In fact, Ivana can’t walk down a street or jog in Central Park without strangers calling out to her. “Hel-lo, dahlink!” she trills back. “The women know I like them,” she says. “A lot of girls are competitive. I’m not. When someone likes my hair I say, this is my hairdresser, or this is my designer. I don’t hide information. I want to give it to the girls because I want them all to look great and feel good.”

And do right. She doesn’t mince words in the weekly advice column she began in 1996 for the Globe tabloid, publisher of Ivana’s hiving in Style. To a woman who found a G-string in her man’s tuxedo jacket and didn’t know what to think, Ivana says she answered, “Dahlink Evelyn from Oklahoma: Get life! Your husband is cheating on you.”

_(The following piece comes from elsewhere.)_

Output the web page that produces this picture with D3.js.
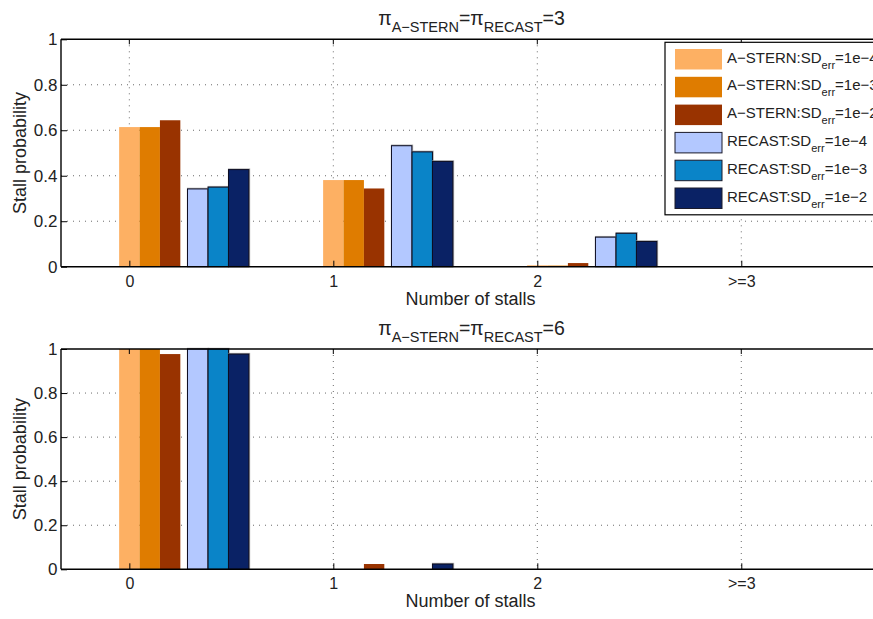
<!DOCTYPE html>
<html>
<head>
<meta charset="utf-8">
<script src="https://cdn.jsdelivr.net/npm/d3@7"></script>
<style>
  html, body { margin: 0; padding: 0; background: #fff; }
  svg { display: block; }
  text { font-family: "Liberation Sans", Arial, Helvetica, sans-serif; fill: #222; }
</style>
</head>
<body>
<svg id="chart" width="873" height="619"></svg>
<script>
// ---------------- DATA ----------------
const categories = ["0", "1", "2", ">=3"];
const yTicks = [0, 0.2, 0.4, 0.6, 0.8, 1];
const seriesMethods = ["A\u2212STERN", "A\u2212STERN", "A\u2212STERN", "RECAST", "RECAST", "RECAST"];
const seriesErr = ["1e\u22124", "1e\u22123", "1e\u22122", "1e\u22124", "1e\u22123", "1e\u22122"];
const panelPi = ["3", "6"];

// pi = 3
const aStern1e4Pi3 = [0.614, 0.381, 0.006, 0];
const aStern1e3Pi3 = [0.614, 0.381, 0.005, 0];
const aStern1e2Pi3 = [0.644, 0.344, 0.016, 0];
const recast1e4Pi3 = [0.342, 0.532, 0.130, 0];
const recast1e3Pi3 = [0.350, 0.505, 0.147, 0];
const recast1e2Pi3 = [0.427, 0.463, 0.111, 0];
// pi = 6
const aStern1e4Pi6 = [1.0, 0, 0, 0];
const aStern1e3Pi6 = [1.0, 0, 0, 0];
const aStern1e2Pi6 = [0.977, 0.024, 0, 0];
const recast1e4Pi6 = [1.0, 0, 0, 0];
const recast1e3Pi6 = [1.0, 0, 0, 0];
const recast1e2Pi6 = [0.977, 0.024, 0, 0];

// ---------------- STYLE / LAYOUT ----------------
const colors = ["#fdb063", "#df7c00", "#993300", "#b3c8ff", "#0a84c8", "#0a2265"];
const outlined = [false, false, false, true, true, true];
const seriesOffset = [0, 0.1, 0.2, 0.335, 0.436, 0.536];
const barW = 0.1;

const panels = [
  { pi: panelPi[0], top: 39.3, bottom: 266.7,
    series: [aStern1e4Pi3, aStern1e3Pi3, aStern1e2Pi3, recast1e4Pi3, recast1e3Pi3, recast1e2Pi3] },
  { pi: panelPi[1], top: 349, bottom: 569.3,
    series: [aStern1e4Pi6, aStern1e3Pi6, aStern1e2Pi6, recast1e4Pi6, recast1e3Pi6, recast1e2Pi6] }
];

const svg = d3.select("#chart");
const left = 61, right = 880;
const x = d3.scaleLinear().domain([-0.335, 3.68]).range([left, right]);

panels.forEach((p, pi) => {
  const y = d3.scaleLinear().domain([0, 1]).range([p.bottom, p.top]);
  const g = svg.append("g");

  // grid (dotted)
  g.selectAll("line.hgrid").data(yTicks.filter(t => t > 0 && t < 1)).enter().append("line")
    .attr("x1", left).attr("x2", right).attr("y1", d => y(d)).attr("y2", d => y(d))
    .attr("stroke", "#444").attr("stroke-width", 0.8).attr("stroke-dasharray", "1,5");
  g.selectAll("line.vgrid").data(categories).enter().append("line")
    .attr("x1", (d, i) => x(i)).attr("x2", (d, i) => x(i))
    .attr("y1", p.top).attr("y2", p.bottom)
    .attr("stroke", "#444").attr("stroke-width", 0.8).attr("stroke-dasharray", "1,5");

  // bars
  p.series.forEach((vals, s) => {
    const bw = x(barW) - x(0);
    if (outlined[s]) {
      g.selectAll(null).data(vals).enter().append("rect")
        .attr("x", (d, i) => x(i + seriesOffset[s] - barW / 2) - 0.5)
        .attr("y", d => y(d) - 1.2)
        .attr("width", bw + 1.8)
        .attr("height", d => Math.max(0, y(0) - y(d) + 1.2))
        .attr("fill", "#9a9a9a")
        .attr("opacity", d => d > 0 ? 0.8 : 0);
    }
    g.selectAll(null).data(vals).enter().append("rect")
      .attr("x", (d, i) => x(i + seriesOffset[s] - barW / 2))
      .attr("y", d => y(d))
      .attr("width", bw)
      .attr("height", d => Math.max(0, y(0) - y(d)))
      .attr("fill", colors[s])
      .attr("stroke", outlined[s] ? "#0b0b20" : "none")
      .attr("stroke-width", outlined[s] ? 1 : 0)
      .attr("opacity", d => d > 0 ? 1 : 0);
  });

  // axes box
  g.append("line").attr("x1", left).attr("x2", right).attr("y1", p.bottom).attr("y2", p.bottom)
    .attr("stroke", "#000").attr("stroke-width", 1.4);
  g.append("line").attr("x1", left).attr("x2", right).attr("y1", p.top).attr("y2", p.top)
    .attr("stroke", "#000").attr("stroke-width", 1.4);
  g.append("line").attr("x1", left).attr("x2", left).attr("y1", p.top).attr("y2", p.bottom)
    .attr("stroke", "#000").attr("stroke-width", 1.4);

  // y axis ticks + labels
  const yAxis = d3.axisLeft(y).tickValues(yTicks).tickFormat(d3.format("~g")).tickSizeInner(-6).tickSizeOuter(0).tickPadding(3.5);
  const ya = g.append("g").attr("transform", `translate(${left},0)`).call(yAxis);
  ya.select(".domain").remove();
  ya.selectAll("line").attr("stroke", "#000").attr("stroke-width", 1);
  ya.selectAll("text").style("font-size", "17px").attr("fill", "#222")
    .attr("font-family", "Liberation Sans, Arial, sans-serif");

  // x axis ticks + labels
  const xAxis = d3.axisBottom(x).tickValues(d3.range(categories.length))
    .tickFormat(i => categories[i]).tickSizeInner(-6).tickSizeOuter(0).tickPadding(8.5);
  const xa = g.append("g").attr("transform", `translate(0,${p.bottom})`).call(xAxis);
  xa.select(".domain").remove();
  xa.selectAll("line").attr("stroke", "#000").attr("stroke-width", 1);
  xa.selectAll("text").style("font-size", "16px").attr("fill", "#222")
    .attr("font-family", "Liberation Sans, Arial, sans-serif");
  // top ticks
  g.selectAll(null).data(categories).enter().append("line")
    .attr("x1", (d, i) => x(i)).attr("x2", (d, i) => x(i))
    .attr("y1", p.top).attr("y2", p.top + 5).attr("stroke", "#000");

  // x label
  g.append("text").attr("x", (left + right) / 2).attr("y", p.bottom + 38)
    .attr("text-anchor", "middle").attr("font-size", 18).text("Number of stalls");
  // y label
  g.append("text")
    .attr("transform", `translate(26,${(p.top + p.bottom) / 2}) rotate(-90)`)
    .attr("text-anchor", "middle").attr("font-size", 18).text("Stall probability");

  // title
  const t = g.append("text").attr("x", (left + right) / 2 + 1).attr("y", p.top - 14)
    .attr("text-anchor", "middle").attr("font-size", 19.5);
  t.append("tspan").text("\u03c0");
  t.append("tspan").attr("dy", 6.5).attr("font-size", 14.5).text("A\u2212STERN");
  t.append("tspan").attr("dy", -6.5).text("=\u03c0");
  t.append("tspan").attr("dy", 6.5).attr("font-size", 14.5).text("RECAST");
  t.append("tspan").attr("dy", -6.5).text("=" + p.pi);

  // legend on top panel
  if (pi === 0) {
    const lg = svg.append("g");
    lg.append("rect").attr("x", 665).attr("y", 42.3).attr("width", 240).attr("height", 172.5)
      .attr("fill", "#fff").attr("stroke", "#000").attr("stroke-width", 1.2);
    seriesMethods.forEach((m, s) => {
      const ty = 49 + s * 27.8;
      lg.append("rect").attr("x", 675).attr("y", ty).attr("width", 47).attr("height", 20.5)
        .attr("fill", colors[s])
        .attr("stroke", outlined[s] ? "#1a1a2a" : "none").attr("stroke-width", 1);
      const tx = lg.append("text").attr("x", 727).attr("y", ty + 13.5).attr("font-size", 15);
      tx.append("tspan").text(m + ":SD");
      tx.append("tspan").attr("dy", 6).attr("font-size", 11).text("err");
      tx.append("tspan").attr("dy", -6).text("=" + seriesErr[s]);
    });
  }
});
</script>
</body>
</html>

Intolerant too of bad table manners and back-talking children, Ivana insists she knows whereof she speaks. “There is nothing my housekeeper does which I cannot do and maybe better,” she says. “I can press the shirts with the starch. I can cook.” Asked if she ever longs to lounge between the sheets with a box of chocolates and her beau, she rolls her eyes: “I do not eat chocolates,” she says. “I do not sit in bed. I do not have the patience for it, and it’s too much calories, and I have to go and jog in the park. So it does not happen.”

But, Ivana maintains, she is no stick-in-the-mud-bath. When the spirit moves her, she will sacrifice her manicure to pluck country tunes on her guitar. “One is a song about the sleepers and the pillow,” she says. “And I sing.” Her publicist Catherine Saxton warns that Ivana uses the term loosely, adding, “The children will beg, ‘No, Mommy, please don’t sing!’ ”

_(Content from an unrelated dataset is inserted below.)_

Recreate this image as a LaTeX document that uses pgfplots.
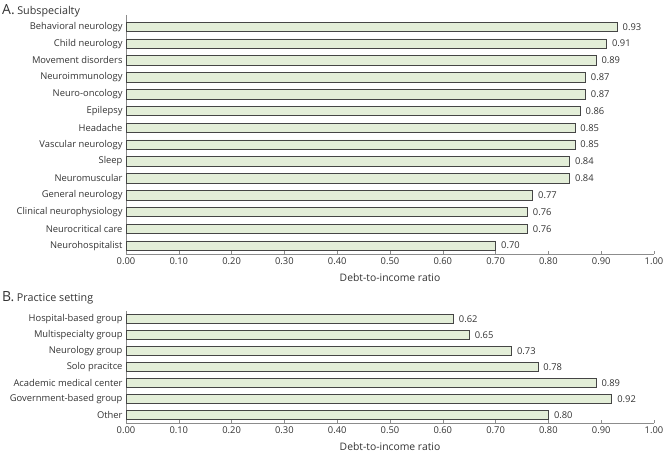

Torture by off-key crooning notwithstanding, Ivana, by all accounts, has reared three unspoiled children—Donald Jr., 21, is a junior at the University of Pennsylvania; Ivanka, 17, and Eric, 15, attend boarding schools in Connecticut and Pennsylvania respectively. Says longtime pal Delia Rounick: “The kids respect her a lot. You don’t see that often.” Ivana acknowledges that she is of the tough-love school of parenting. “My ex, Donald, is great with the children,” she says, “but maybe a little guilty because of the divorce, so I have to be the one who says ‘Enough!’ ” Ivanka, who models part-time (“as long as it doesn’t interfere with the school-work,” says Ivana), seconds that: “My curfew was always like two hours before everyone else’s.”

Ivana embraced her inner drill sergeant early. Born in Zlin, a factory town in then-Communist Czechoslovakia, she was the only child of Marie, a telephone operator, and Milos, an engineer who died in 1990. Ivana skied competitively as a child and was a member of the national ski team. The sport provided the metaphor that rules her life. “When you are going down mountain at 80 miles an hour,” she says, “you cannot count on Mama or Papa. You have to count only on Ivana.”

She’s still counting. After graduating from Charles University in Prague with a master’s in physical education, she married Austrian skier Alfred Winklmayr to get a western passport. When they split two years later, Ivana moved to Montreal, where she modeled. She met Donald Trump in 1976 while on a shoot in New York City and married him nine months later. “They captured New York City in the ’80s, when enough wasn’t nearly enough and more was only a little bit,” says friend Dennis Basso, a fur and clothing designer. “They were magic!”

Then they were over. “A lot of women, they know what their husband is doing and they say, ‘As long as he doesn’t embarrass me….’ I could not do that,” says Ivana, still sounding saddened by Trump’s betrayal after 13 years of marriage. What she did do was get cosmetic surgery and soften her brassy, cotton-candy coif. Less than a year after the divorce, Ivana began dating wealthy Italian businessman Riccardo Mazzucchelli. Though he signed a pre-nup prior to their 1995 wedding and trailed loyally behind her at conventions and shopping malls, the union fizzled 20 months later. “I’m very sad,” Ivana said at the time. “I cry.”

But she has survived. Before taking their leave, the earnest artisans from Madame Tussaud’s tell Ivana that they will sculpt her head separately. Feigning alarm, she begs, “Please, boys, do not behead me! I cannot lose my head!” No chance of that. She’s far too busy using it to lose it.